I have, in the past, been accused of being a Beatles-hater. This is somewhat unfair. I like the Beatles, I own most of their albums. Only one other band has more MP3s on my computer. Etc. The reason I get the accusation is that I don't go in for the Beatles-worship which seems to be almost mandatory. My pushback against this hagiography reached its high point with the release of Across The Universe, a film I had no interest in seeing.
"Look," I'll say, "The Beatles were a good band. They were a very good band. They had perhaps the longest run of consistently good new music in pop music history. But they're not the Only Band 'Gainst Whom All Others Must Be Judged (and Found Wanting)." To a certain extend, the music of the '60's has become, to music fans but not experts, a history of The Beatles, with The Rolling Stones and maybe Bob Dylan or Hendrix tossed in for good measure. Even groups like The Kinks, who actually had a similar musical trajectory as The Beatles, with poppy dance hits turning into increasingly bizarre but occasionally wonderful concept albums, appear dwarfed by the Fab Four. The Velvet Underground are held up as the counter to the mainstream groups like the Beatles. A group like The Zombies is still somewhat popular, and to be honest, I'd take their two best and most famous songs, "She's Not There" and "Time of the Season" against any two Beatles songs.
But bringing up The Kinks and The Zombies isn't exactly daring in saying that there was other, non-Beatles-based rock'n'roll in the 1960's. Which is where the Nuggets collections come in. The original Nuggets LP was released in the 1970's as a reissued collection of buried treasures from psychedelic and garage rock in the 1960's. It became a big influence on punk rock, if for no other reason than Patti Smith Group guitarist Lenny Kaye helped put it together. In recent years, Elektra records reissued the original LP with three other full-length discs of American psychedelia. They followed that up with a British and foreign box set, Nuggets II, and more recent psychedelic songs, in Children of Nuggets.
I recently went through my music collection, trimming some places and filling in gaps. I added the Nuggets songs to my collection, to my almost universal enjoyment. It also gives me 60's-style rock music that's not the canonical Beatles and Stones, and in some cases, may almost be better.
Here's one from the original LP, The Knickerbockers' "Lies," which could almost pass a lost Beatles track.
(I have no idea if these embeds will transfer from the blog to Facebook. Only one way to find out!)
Here's another Nuggets I piece of British Invasion pop, The Remains' "Why Do I Cry"
Another notable thing about the bands in the collection is that they have the best band names. I guess it's from before they all got taken. The Primitives, The Smoke, The Sonics, or this one, The Poets, a Scottish group.

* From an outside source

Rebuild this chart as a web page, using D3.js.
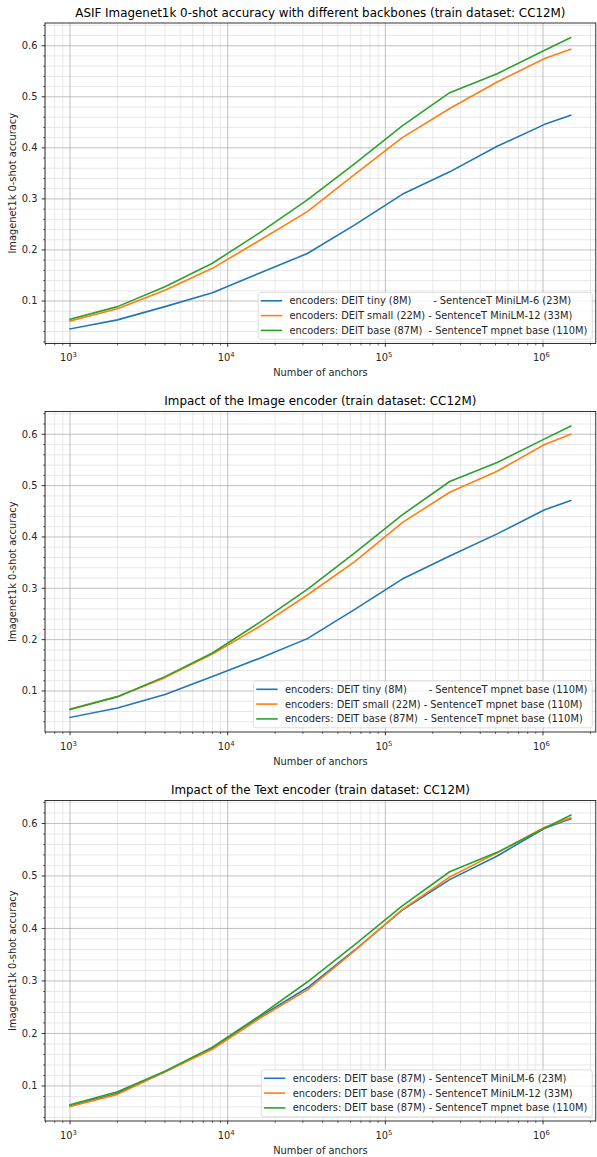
<!DOCTYPE html>
<html>
<head>
<meta charset="utf-8">
<script src="https://cdn.jsdelivr.net/npm/d3@7"></script>
<style>
  html, body { margin: 0; padding: 0; background: #ffffff; }
  svg { display: block; font-family: "DejaVu Sans", sans-serif; }
  .leg text { white-space: pre; }
</style>
</head>
<body>
<svg id="chart" width="597" height="1157"></svg>
<script>
// ---------- data ----------
const anchors = [1000, 2000, 4000, 8000, 16000, 32000, 64000, 128000, 256000, 512000, 1024000, 1500000];

// Panel 1: different backbones
const p1Tiny  = [0.0453, 0.063, 0.089, 0.116, 0.155, 0.193, 0.249, 0.309, 0.353, 0.403, 0.446, 0.464];
const p1Small = [0.061, 0.085, 0.121, 0.164, 0.219, 0.275, 0.348, 0.420, 0.477, 0.529, 0.575, 0.593];
const p1Base  = [0.064, 0.089, 0.128, 0.174, 0.234, 0.298, 0.369, 0.443, 0.508, 0.545, 0.591, 0.616];

// Panel 2: image encoder (text: mpnet base)
const p2Tiny  = [0.0485, 0.067, 0.093, 0.128, 0.164, 0.202, 0.259, 0.318, 0.363, 0.406, 0.453, 0.471];
const p2Small = [0.065, 0.089, 0.126, 0.172, 0.226, 0.287, 0.352, 0.428, 0.487, 0.528, 0.580, 0.600];
const p2Base  = p1Base;

// Panel 3: text encoder (image: DEIT base)
const p3MiniLM6  = [0.062, 0.086, 0.127, 0.172, 0.232, 0.287, 0.359, 0.435, 0.493, 0.538, 0.591, 0.609];
const p3MiniLM12 = [0.061, 0.084, 0.127, 0.170, 0.229, 0.283, 0.358, 0.436, 0.498, 0.544, 0.593, 0.611];
const p3Mpnet    = p1Base;

const titles = [
  "ASIF Imagenet1k 0-shot accuracy with different backbones (train dataset: CC12M)",
  "Impact of the Image encoder (train dataset: CC12M)",
  "Impact of the Text encoder (train dataset: CC12M)"
];
const legends = [
  ["encoders: DEIT tiny (8M)       - SentenceT MiniLM-6 (23M)",
   "encoders: DEIT small (22M) - SentenceT MiniLM-12 (33M)",
   "encoders: DEIT base (87M)  - SentenceT mpnet base (110M)"],
  ["encoders: DEIT tiny (8M)       - SentenceT mpnet base (110M)",
   "encoders: DEIT small (22M) - SentenceT mpnet base (110M)",
   "encoders: DEIT base (87M)  - SentenceT mpnet base (110M)"],
  ["encoders: DEIT base (87M) - SentenceT MiniLM-6 (23M)",
   "encoders: DEIT base (87M) - SentenceT MiniLM-12 (33M)",
   "encoders: DEIT base (87M) - SentenceT mpnet base (110M)"]
];
const seriesByPanel = [
  [p1Tiny, p1Small, p1Base],
  [p2Tiny, p2Small, p2Base],
  [p3MiniLM6, p3MiniLM12, p3Mpnet]
];
const yTicks = [0.1, 0.2, 0.3, 0.4, 0.5, 0.6];
const xTicks = [1e3, 1e4, 1e5, 1e6];
const xTickExp = ["3", "4", "5", "6"];
const colors = ["#1f77b4", "#ff7f0e", "#2ca02c"];
const xLabel = "Number of anchors";
const yLabel = "Imagenet1k 0-shot accuracy";

// ---------- layout ----------
const svg = d3.select("#chart");
const left = 45, right = 595.8;
const tops = [23, 411.5, 800.5];
const plotH = 320.5;
const fsTick = 9.85, fsTitle = 11.9;

const lx0 = Math.log10(anchors[0]), lx1 = Math.log10(anchors[anchors.length - 1]);
const xm = (lx1 - lx0) * 0.05;
const x = d3.scaleLog().domain([Math.pow(10, lx0 - xm), Math.pow(10, lx1 + xm)]).range([left, right]);

// minor x ticks
const xMinor = [];
for (let e = 2; e <= 6; e++) for (let s = 2; s <= 9; s++) {
  const v = s * Math.pow(10, e);
  if (v >= x.domain()[0] && v <= x.domain()[1]) xMinor.push(v);
}

seriesByPanel.forEach((series, pi) => {
  const top = tops[pi], bottom = top + plotH;
  const all = series.flat();
  const ymin = d3.min(all), ymax = d3.max(all), ym = (ymax - ymin) * 0.05;
  const y = d3.scaleLinear().domain([ymin - ym, ymax + ym]).range([bottom, top]);

  const g = svg.append("g");
  const yMinor = d3.range(0, 0.7001, 0.02).filter(v => v >= y.domain()[0] && v <= y.domain()[1] && Math.abs(Math.round(v * 10) - v * 10) > 1e-6);

  // minor grid
  const grid = g.append("g");
  grid.selectAll("line.xmin").data(xMinor).join("line")
    .attr("x1", d => x(d)).attr("x2", d => x(d)).attr("y1", top).attr("y2", bottom)
    .attr("stroke", "#e2e2e2").attr("stroke-width", 0.8);
  grid.selectAll("line.ymin").data(yMinor).join("line")
    .attr("class", "ymin")
    .attr("x1", left).attr("x2", right).attr("y1", d => y(d)).attr("y2", d => y(d))
    .attr("stroke", "#e2e2e2").attr("stroke-width", 0.8);
  // major grid
  g.append("g").selectAll("line").data(xTicks).join("line")
    .attr("x1", d => x(d)).attr("x2", d => x(d)).attr("y1", top).attr("y2", bottom)
    .attr("stroke", "#b0b0b0").attr("stroke-width", 0.8);
  g.append("g").selectAll("line").data(yTicks).join("line")
    .attr("x1", left).attr("x2", right).attr("y1", d => y(d)).attr("y2", d => y(d))
    .attr("stroke", "#b0b0b0").attr("stroke-width", 0.8);

  // lines
  const line = d3.line().x((d, i) => x(anchors[i])).y(d => y(d));
  series.forEach((s, si) => {
    g.append("path").datum(s).attr("d", line)
      .attr("fill", "none").attr("stroke", colors[si]).attr("stroke-width", 1.6)
      .attr("stroke-linejoin", "round").attr("stroke-linecap", "square");
  });

  // spines
  g.append("rect").attr("x", left).attr("y", top).attr("width", right - left).attr("height", plotH)
    .attr("fill", "none").attr("stroke", "#000").attr("stroke-width", 0.8);

  // x axis ticks
  g.append("g").selectAll("line").data(xTicks).join("line")
    .attr("x1", d => x(d)).attr("x2", d => x(d)).attr("y1", bottom).attr("y2", bottom + 3.3)
    .attr("stroke", "#000").attr("stroke-width", 0.8);
  g.append("g").selectAll("line").data(xMinor).join("line")
    .attr("x1", d => x(d)).attr("x2", d => x(d)).attr("y1", bottom).attr("y2", bottom + 1.9)
    .attr("stroke", "#000").attr("stroke-width", 0.6);
  const xl = g.append("g").selectAll("text").data(xTicks).join("text")
    .attr("x", d => x(d) - 1.5).attr("y", bottom + 17.5)
    .attr("text-anchor", "middle").attr("font-size", fsTick).attr("fill", "#262626");
  xl.append("tspan").text("10");
  xl.append("tspan").text((d, i) => xTickExp[i]).attr("font-size", fsTick * 0.7).attr("dy", -4);

  // y axis ticks
  g.append("g").selectAll("line").data(yTicks).join("line")
    .attr("x1", left - 3.3).attr("x2", left).attr("y1", d => y(d)).attr("y2", d => y(d))
    .attr("stroke", "#000").attr("stroke-width", 0.8);
  g.append("g").selectAll("line").data(yMinor).join("line")
    .attr("x1", left - 1.9).attr("x2", left).attr("y1", d => y(d)).attr("y2", d => y(d))
    .attr("stroke", "#000").attr("stroke-width", 0.6);
  g.append("g").selectAll("text").data(yTicks).join("text")
    .attr("x", left - 7.5).attr("y", d => y(d)).attr("dy", "0.35em")
    .attr("text-anchor", "end").attr("font-size", fsTick).attr("fill", "#262626")
    .text(d => d.toFixed(1));

  // labels
  g.append("text").attr("x", (left + right) / 2).attr("y", bottom + 32.8)
    .attr("text-anchor", "middle").attr("font-size", fsTick).attr("fill", "#262626").text(xLabel);
  g.append("text").attr("transform", `translate(${15.5},${(top + bottom) / 2}) rotate(-90)`)
    .attr("text-anchor", "middle").attr("font-size", fsTick).attr("fill", "#262626").text(yLabel);
  g.append("text").attr("x", (left + right) / 2).attr("y", top - 6.5)
    .attr("text-anchor", "middle").attr("font-size", fsTitle).attr("fill", "#000").text(titles[pi]);

  // legend
  const leg = g.append("g").attr("class", "leg");
  const rowH = 14.8;
  const texts = leg.selectAll("text").data(legends[pi]).join("text")
    .attr("font-size", fsTick).attr("fill", "#262626").text(d => d);
  let maxW = 0;
  texts.each(function () { maxW = Math.max(maxW, this.getComputedTextLength()); });
  const boxR = right - 3.5, boxB = bottom - 4.2;
  const boxW = 31.4 + maxW + 5, boxH = 3 * rowH + 2.5;
  const boxL = boxR - boxW, boxT = boxB - boxH;
  leg.insert("rect", "text").attr("x", boxL).attr("y", boxT).attr("width", boxW).attr("height", boxH)
    .attr("rx", 2.5).attr("fill", "rgba(255,255,255,0.8)").attr("stroke", "#d6d6d6").attr("stroke-width", 0.8);
  texts.attr("x", boxL + 31.4).attr("y", (d, i) => boxT + 8.4 + i * rowH).attr("dy", "0.35em");
  leg.selectAll("line").data(legends[pi]).join("line")
    .attr("x1", boxL + 2.6).attr("x2", boxL + 24)
    .attr("y1", (d, i) => boxT + 8.4 + i * rowH).attr("y2", (d, i) => boxT + 8.4 + i * rowH)
    .attr("stroke", (d, i) => colors[i]).attr("stroke-width", 1.6);
});
</script>
</body>
</html>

The Nuggets II collection from "the British Empire and beyond" has a different feel, which I somewhat prefer. The music seems deeper, darker, and a little more stripped-down. The Wimple Winch's "Save My Soul" is decidedly not a Beatles song.
The Children of Nuggets collection is a bit more hit-and-miss. Some of it sounds simply like old songs with more modern instrumentation, a combination which doesn't always work. One of the places where it works best, however, is in the odd XTC side project, The Dukes of Stratosphear. The Dukes are occasionally called a psychadelic rock parody, but that seems unfair. This is an homage. Maybe a winking one, but an homage nonetheless. (song should be playable on the right of this link)
The place where the Nuggets collection really fit into my own collection became clear when I heard the Them track from Nuggets II, "I Can Only Give You Everything." Them became famous primarily for introducing singer Van Morrison (of "Wild Nights," "Gloria," and "Brown Eyed Girl" fame) to the world, but the song became something of a punk anthem, covered by Richard Hell on his second album. As I mentioned in the "15 albums" meme, Richard Hell was one of my gateways into being a music fan, but my parents were also Van Morrison fans, so deep in my nonconscious mind, there are several Van Morrison tracks. This song brings it all together - proto-punk meets British invasion, Beatles meet Stones, pop meets rock.